Provided material.
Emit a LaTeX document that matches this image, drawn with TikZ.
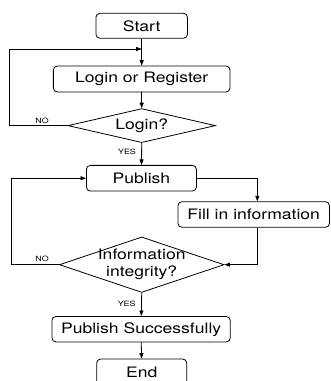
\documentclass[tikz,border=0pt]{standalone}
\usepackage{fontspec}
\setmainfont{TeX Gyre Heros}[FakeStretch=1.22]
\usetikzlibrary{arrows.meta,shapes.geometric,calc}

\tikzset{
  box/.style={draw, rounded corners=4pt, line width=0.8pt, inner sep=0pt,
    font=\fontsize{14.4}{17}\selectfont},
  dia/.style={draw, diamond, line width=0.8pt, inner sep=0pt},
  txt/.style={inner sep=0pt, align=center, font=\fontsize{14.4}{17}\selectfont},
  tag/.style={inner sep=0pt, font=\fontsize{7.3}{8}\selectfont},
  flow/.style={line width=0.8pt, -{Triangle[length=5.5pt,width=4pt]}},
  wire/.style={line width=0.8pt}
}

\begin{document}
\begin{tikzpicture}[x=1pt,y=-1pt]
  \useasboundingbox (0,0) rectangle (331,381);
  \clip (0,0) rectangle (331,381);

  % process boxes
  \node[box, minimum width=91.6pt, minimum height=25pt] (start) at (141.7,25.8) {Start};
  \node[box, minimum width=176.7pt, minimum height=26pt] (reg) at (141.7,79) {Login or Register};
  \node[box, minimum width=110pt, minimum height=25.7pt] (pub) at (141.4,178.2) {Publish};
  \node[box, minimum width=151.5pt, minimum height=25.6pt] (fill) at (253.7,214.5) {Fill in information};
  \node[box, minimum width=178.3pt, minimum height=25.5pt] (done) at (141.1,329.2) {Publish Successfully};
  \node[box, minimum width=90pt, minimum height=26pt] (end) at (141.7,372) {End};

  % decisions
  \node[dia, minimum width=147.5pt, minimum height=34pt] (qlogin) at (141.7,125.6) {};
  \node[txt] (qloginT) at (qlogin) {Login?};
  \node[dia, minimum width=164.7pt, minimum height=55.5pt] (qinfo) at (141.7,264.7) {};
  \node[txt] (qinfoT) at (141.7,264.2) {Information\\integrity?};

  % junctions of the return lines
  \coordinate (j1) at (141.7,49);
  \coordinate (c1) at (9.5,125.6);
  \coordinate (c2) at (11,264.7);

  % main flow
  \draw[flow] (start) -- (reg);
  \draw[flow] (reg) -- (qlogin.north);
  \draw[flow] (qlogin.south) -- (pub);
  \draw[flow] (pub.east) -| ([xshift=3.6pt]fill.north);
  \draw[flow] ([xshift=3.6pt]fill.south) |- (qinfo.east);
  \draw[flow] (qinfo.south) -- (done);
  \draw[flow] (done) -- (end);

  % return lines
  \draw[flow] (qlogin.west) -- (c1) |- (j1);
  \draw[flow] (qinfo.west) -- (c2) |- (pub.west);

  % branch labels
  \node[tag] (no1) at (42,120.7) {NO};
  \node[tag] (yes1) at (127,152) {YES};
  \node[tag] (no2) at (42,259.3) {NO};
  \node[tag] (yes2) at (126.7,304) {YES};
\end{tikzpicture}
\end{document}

---

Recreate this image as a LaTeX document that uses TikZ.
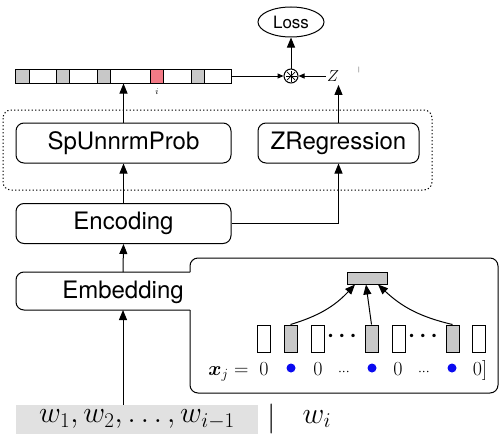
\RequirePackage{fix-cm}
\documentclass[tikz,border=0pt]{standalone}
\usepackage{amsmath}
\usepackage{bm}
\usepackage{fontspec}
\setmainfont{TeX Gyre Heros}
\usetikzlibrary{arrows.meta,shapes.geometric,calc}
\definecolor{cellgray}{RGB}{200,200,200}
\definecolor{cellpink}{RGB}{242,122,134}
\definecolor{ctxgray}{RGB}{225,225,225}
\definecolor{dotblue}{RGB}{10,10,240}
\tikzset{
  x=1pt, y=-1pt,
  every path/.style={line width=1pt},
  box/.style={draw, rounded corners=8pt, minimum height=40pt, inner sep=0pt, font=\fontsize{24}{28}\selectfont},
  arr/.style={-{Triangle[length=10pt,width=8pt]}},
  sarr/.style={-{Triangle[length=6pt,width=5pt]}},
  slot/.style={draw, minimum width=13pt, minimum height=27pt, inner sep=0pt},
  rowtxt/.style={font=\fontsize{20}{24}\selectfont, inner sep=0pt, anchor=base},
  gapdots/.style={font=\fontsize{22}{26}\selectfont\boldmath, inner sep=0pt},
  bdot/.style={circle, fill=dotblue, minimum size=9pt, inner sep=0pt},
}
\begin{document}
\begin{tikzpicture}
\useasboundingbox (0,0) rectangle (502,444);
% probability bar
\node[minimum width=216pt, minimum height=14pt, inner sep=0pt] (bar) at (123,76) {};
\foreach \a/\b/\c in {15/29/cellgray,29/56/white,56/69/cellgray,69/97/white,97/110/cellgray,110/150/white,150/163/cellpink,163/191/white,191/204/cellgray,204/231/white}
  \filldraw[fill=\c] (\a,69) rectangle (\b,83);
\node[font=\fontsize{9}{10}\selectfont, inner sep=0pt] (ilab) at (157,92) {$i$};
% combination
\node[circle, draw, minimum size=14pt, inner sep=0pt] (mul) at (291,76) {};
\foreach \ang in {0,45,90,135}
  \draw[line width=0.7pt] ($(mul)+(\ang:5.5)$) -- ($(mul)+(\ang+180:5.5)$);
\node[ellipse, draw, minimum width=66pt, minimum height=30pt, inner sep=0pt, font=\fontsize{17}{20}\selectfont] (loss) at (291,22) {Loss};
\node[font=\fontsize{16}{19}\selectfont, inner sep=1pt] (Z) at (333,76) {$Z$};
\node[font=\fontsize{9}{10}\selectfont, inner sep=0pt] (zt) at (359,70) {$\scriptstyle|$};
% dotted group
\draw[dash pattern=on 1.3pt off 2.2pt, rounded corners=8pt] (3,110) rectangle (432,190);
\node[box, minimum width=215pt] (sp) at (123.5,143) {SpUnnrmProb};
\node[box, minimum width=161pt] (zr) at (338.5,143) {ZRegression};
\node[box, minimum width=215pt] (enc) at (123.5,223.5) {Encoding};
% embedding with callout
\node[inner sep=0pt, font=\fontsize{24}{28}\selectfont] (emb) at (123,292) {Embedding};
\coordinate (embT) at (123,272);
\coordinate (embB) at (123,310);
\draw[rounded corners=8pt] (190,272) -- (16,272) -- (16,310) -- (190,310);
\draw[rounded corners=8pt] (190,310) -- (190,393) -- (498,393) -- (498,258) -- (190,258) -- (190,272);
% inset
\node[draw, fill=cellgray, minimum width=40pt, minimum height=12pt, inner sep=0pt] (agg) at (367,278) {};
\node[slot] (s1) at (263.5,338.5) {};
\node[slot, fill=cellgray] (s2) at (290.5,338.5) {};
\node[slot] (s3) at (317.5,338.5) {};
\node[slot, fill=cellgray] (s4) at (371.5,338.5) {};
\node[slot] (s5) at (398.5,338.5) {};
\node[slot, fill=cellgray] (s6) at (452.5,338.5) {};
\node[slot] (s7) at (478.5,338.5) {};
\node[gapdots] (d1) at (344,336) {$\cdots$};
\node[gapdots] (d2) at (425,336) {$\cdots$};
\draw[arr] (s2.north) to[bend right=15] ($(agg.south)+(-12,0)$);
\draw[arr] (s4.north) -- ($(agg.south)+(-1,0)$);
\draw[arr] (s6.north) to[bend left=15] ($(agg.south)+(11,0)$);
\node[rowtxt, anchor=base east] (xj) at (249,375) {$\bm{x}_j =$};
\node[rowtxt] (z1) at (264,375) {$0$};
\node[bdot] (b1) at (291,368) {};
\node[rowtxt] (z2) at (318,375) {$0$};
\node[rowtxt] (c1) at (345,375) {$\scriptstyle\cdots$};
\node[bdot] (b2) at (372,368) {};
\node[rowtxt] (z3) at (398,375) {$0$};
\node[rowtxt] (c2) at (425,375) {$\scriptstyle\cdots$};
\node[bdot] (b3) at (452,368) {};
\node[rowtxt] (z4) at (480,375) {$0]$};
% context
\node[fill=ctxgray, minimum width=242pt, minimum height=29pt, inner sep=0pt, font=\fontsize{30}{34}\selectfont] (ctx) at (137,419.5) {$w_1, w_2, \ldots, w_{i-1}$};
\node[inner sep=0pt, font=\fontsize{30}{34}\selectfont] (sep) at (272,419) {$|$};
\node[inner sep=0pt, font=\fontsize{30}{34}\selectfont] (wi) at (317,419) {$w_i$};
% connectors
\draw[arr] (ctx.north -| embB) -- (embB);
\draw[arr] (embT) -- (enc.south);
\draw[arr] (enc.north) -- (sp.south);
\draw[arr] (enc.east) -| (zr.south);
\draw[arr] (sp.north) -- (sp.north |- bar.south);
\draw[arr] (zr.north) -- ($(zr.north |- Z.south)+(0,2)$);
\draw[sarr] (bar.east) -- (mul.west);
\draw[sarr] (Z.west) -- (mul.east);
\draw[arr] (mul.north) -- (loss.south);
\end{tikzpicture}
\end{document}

Task. In the records above, how many lines include "LaTeX"? Give that number and nothing more.

Full output. 2